Are You Digesting Fake Food News? This Class Teaches Students How to Spot the Facts
What do veggies at the grocery store have to do with misinformation on social media?
More than you might think.
The relationship between food production and misinformation is explored in a general education class called Plants, Food, and Biotechnology (AEPS 329).
Horticulture and crop science professor Jeff Wong has been teaching a version of this class since 2005, where students learn about crop production and the role of genetic engineering. He was inspired to create the class because of the outcry against GMOs, and how many people seemed to misunderstand the facts and science of agricultural food production and genetic engineering.
“As time has gone on, one of the things I’ve recognized is that people don’t just not understand genetic engineering, they don’t understand where their food comes from,” Wong said.
He noticed that some students came into the class with preconceived beliefs about the harmfulness of genetically modified foods — sometimes taken from misleading or false information on the internet — and it was difficult to convince them of the truth.

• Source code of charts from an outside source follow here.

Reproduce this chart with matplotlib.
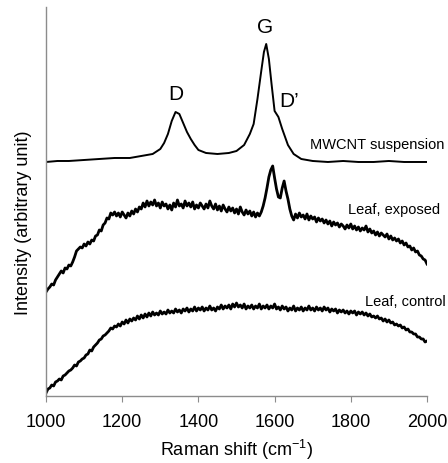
import numpy as np
import matplotlib
matplotlib.use("Agg")
import matplotlib.pyplot as plt

plt.rcParams["font.family"] = ["Liberation Sans", "DejaVu Sans"]

# MWCNT suspension (smooth, read at irregular spacing)
mwcnt_shift = [1000, 1030, 1060, 1100, 1140, 1180, 1220, 1250, 1280, 1300, 1310,
               1320, 1330, 1340, 1350, 1360, 1370, 1380, 1390, 1400, 1420, 1450,
               1480, 1500, 1520, 1535, 1545, 1555, 1565, 1572, 1578, 1585, 1592,
               1600, 1610, 1620, 1635, 1650, 1670, 1700, 1740, 1780, 1820, 1860,
               1900, 1940, 1970, 2000]
mwcnt_int = [234, 235, 235, 236, 237, 238, 238, 240, 242, 247, 253,
             262, 275, 284, 282, 273, 264, 257, 251, 246, 243, 242,
             243, 245, 251, 262, 272, 297, 325, 344, 352, 337, 312,
             285, 279, 267, 251, 242, 237, 235, 234, 235, 234, 234,
             235, 234, 234, 234]

# leaf spectra, read every 5 cm-1 from 1000 to 2000
leaf_shift = np.arange(1000, 2001, 5)
exposed_int = [104, 107, 109, 112, 111, 116, 119, 122, 125, 123,
               128, 127, 131, 130, 134, 139, 145, 147, 149, 148,
               152, 150, 154, 152, 156, 155, 160, 161, 166, 165,
               171, 173, 178, 177, 183, 181, 184, 180, 183, 179,
               184, 181, 178, 183, 180, 185, 182, 187, 184, 189,
               187, 193, 189, 195, 190, 194, 191, 196, 190, 193,
               188, 194, 190, 192, 187, 191, 186, 193, 189, 196,
               190, 192, 188, 195, 190, 193, 189, 194, 187, 191,
               188, 193, 190, 187, 192, 188, 195, 190, 187, 192,
               186, 190, 185, 191, 187, 184, 189, 185, 188, 183,
               187, 182, 189, 184, 181, 186, 182, 185, 180, 184,
               179, 183, 180, 184, 190, 198, 208, 219, 226, 230,
               218, 207, 199, 198, 208, 215, 205, 197, 187, 180,
               176, 182, 178, 183, 179, 181, 177, 182, 176, 180,
               177, 179, 174, 178, 175, 177, 173, 176, 172, 175,
               170, 174, 171, 173, 169, 172, 170, 167, 171, 168,
               172, 167, 170, 166, 169, 165, 168, 166, 170, 164,
               167, 163, 165, 161, 164, 160, 163, 161, 159, 162,
               157, 160, 156, 158, 155, 157, 153, 155, 151, 153,
               149, 150, 146, 148, 144, 145, 141, 140, 137, 136,
               132]
control_int = [3, 7, 8, 11, 10, 14, 15, 17, 16, 20,
               21, 23, 25, 26, 28, 31, 30, 34, 35, 37,
               38, 41, 42, 46, 45, 49, 51, 53, 56, 57,
               60, 61, 63, 65, 68, 67, 70, 69, 72, 70,
               74, 72, 76, 73, 77, 75, 78, 76, 80, 77,
               81, 78, 82, 79, 83, 80, 84, 81, 83, 81,
               85, 82, 84, 82, 86, 83, 85, 83, 87, 84,
               86, 83, 87, 85, 88, 84, 87, 85, 89, 85,
               88, 86, 89, 85, 88, 86, 90, 86, 88, 85,
               89, 87, 91, 87, 90, 88, 91, 87, 92, 89,
               93, 89, 91, 88, 92, 87, 90, 88, 91, 87,
               90, 88, 92, 87, 90, 88, 91, 87, 90, 88,
               92, 87, 89, 86, 90, 87, 89, 85, 88, 86,
               90, 85, 88, 86, 89, 85, 88, 86, 90, 86,
               88, 85, 89, 86, 88, 85, 89, 86, 88, 84,
               87, 85, 87, 83, 86, 84, 86, 83, 85, 82,
               85, 83, 85, 81, 84, 82, 84, 81, 83, 80,
               82, 79, 80, 78, 80, 77, 78, 75, 77, 74,
               76, 73, 74, 71, 72, 70, 71, 68, 69, 66,
               67, 64, 64, 62, 62, 59, 59, 57, 57, 54,
               55]

tick_pos = [1000, 1200, 1400, 1600, 1800, 2000]

fig = plt.figure(figsize=(4.48, 4.64), dpi=100)
ax = fig.add_axes([0.1027, 0.1444, 0.8504, 0.8384])

ax.plot(mwcnt_shift, mwcnt_int, color="black", lw=1.4)
ax.plot(leaf_shift, exposed_int, color="black", lw=2.0)
ax.plot(leaf_shift, control_int, color="black", lw=2.0)

ax.set_xlim(1000, 2000)
ax.set_ylim(0, 389)
ax.set_xticks(tick_pos)
ax.set_yticks([])
for s in ["top", "right"]:
    ax.spines[s].set_visible(False)
for s in ["left", "bottom"]:
    ax.spines[s].set_color("#8c8c8c")
    ax.spines[s].set_linewidth(1.0)
ax.tick_params(axis="x", direction="out", length=4, color="#8c8c8c",
               labelsize=13, pad=8)

ax.set_xlabel(r"Raman shift (cm$^{\mathregular{-1}}$)", fontsize=13, labelpad=5)
ax.set_ylabel("Intensity (arbitrary unit)", fontsize=13)
ax.yaxis.set_label_coords(-0.037, 0.447)

# peak labels
ax.text(1575, 369, "G", fontsize=15, ha="center", va="center")
ax.text(1340, 302, "D", fontsize=15, ha="center", va="center")
ax.text(1612, 295, "D\u2019", fontsize=15, ha="left", va="center")

# curve labels
ax.text(1693, 252, "MWCNT suspension", fontsize=10.5, ha="left", va="center", clip_on=False)
ax.text(1793, 187, "Leaf, exposed", fontsize=10.5, ha="left", va="center", clip_on=False)
ax.text(1837, 95, "Leaf, control", fontsize=10.5, ha="left", va="center", clip_on=False)

fig.savefig("out.png", dpi=100)
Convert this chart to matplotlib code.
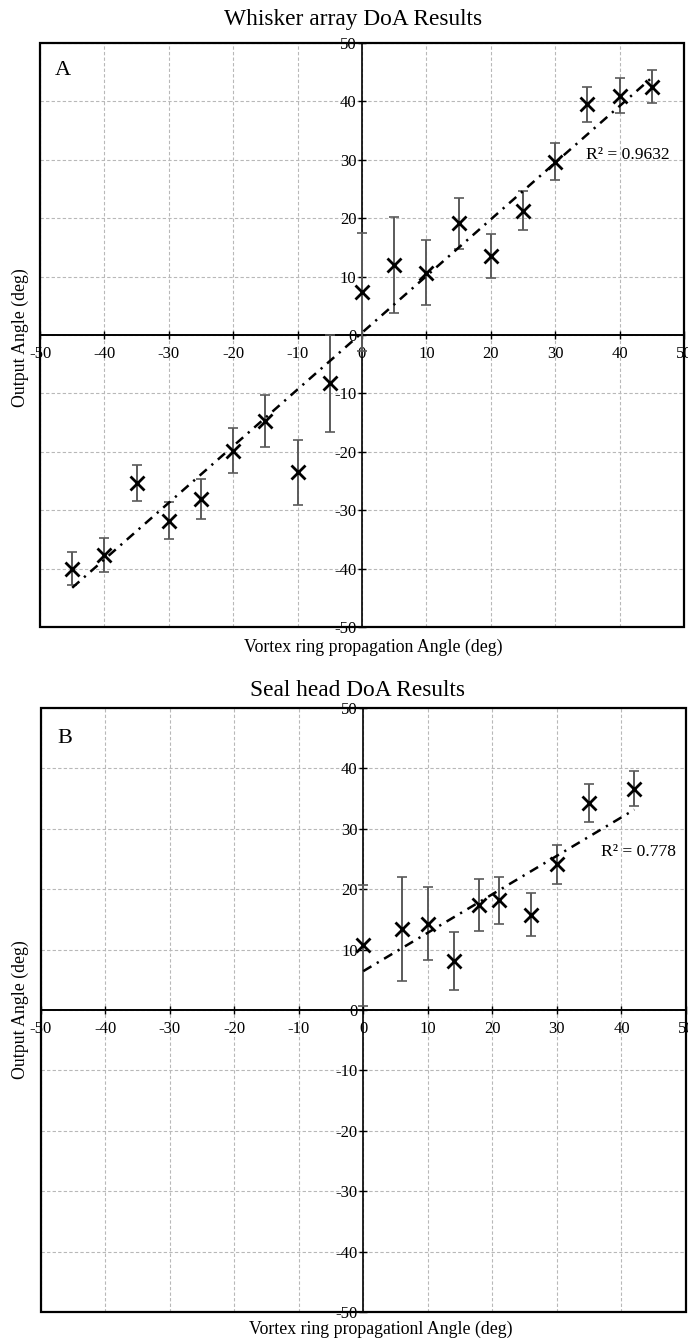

This quarter, Wong has added a co-teacher: Journalism Department lecturer Kim Bisheff, who specializes in how misinformation spreads online.
“We had a chance meeting one day and we were talking about what we taught, and there was a lot of overlap in what we were talking about,” Wong said, explaining how they decided to teach the class together. “It seemed like it could be a really good combination of information to allow students to understand how they developed their beliefs in food.”
They decided to join forces on the class, feeling that Bisheff’s expertise could add a fresh dynamic — and hopefully get students to think more critically about the information they consume about their food.
“We felt it would be a great way to combine both our areas of expertise in a way that would be interesting to a broader audience,” Bisheff said. “An important part of learning about where our food comes from is learning how to find reliable information about where our food comes from.”
Some activities in the class involve virtual field trips, where Wong takes a GoPro out to a farm and either explain or have his contact explain the process the crop goes through before it ends up at the grocery store. Bisheff asks the students to come up with questions they’d ask the host of the field trip, trying to get them to think critically about the information they’re given.
“I want to help non-journalists understand what it looks like when a trained journalist goes through the steps of reporting a story responsibly,” Bisheff said. “I want to walk them through the steps a professional journalist would take: asking questions and synthesizing answers and deciding how to present the narrative. Hopefully, at the end of that process, they’ll have a better understanding of what real news looks like and how they as consumers can vet the information that comes to them about food and the world.”
Erin Jeffs, a fourth-year animal science major, said the class has challenged her in new ways.
“It’s made me analyze literature in a way I haven’t before,” Jeffs said. “I’ve never analyzed something in terms of, ‘Is this a good piece of journalism?’ and that’s a new skill I’ve cultivated.”
She also said she appreciates the interdisciplinary nature of the class.
“I like that they’ve combined the two subjects and approached a big issue in agriculture, which is that scientists say one thing and the general public doesn’t understand it, or it’s conveyed in a way that is not accessible to people,” Jeffs said. “There’s so much value in knowing how my food is made and cultivating that connection with food is really important.”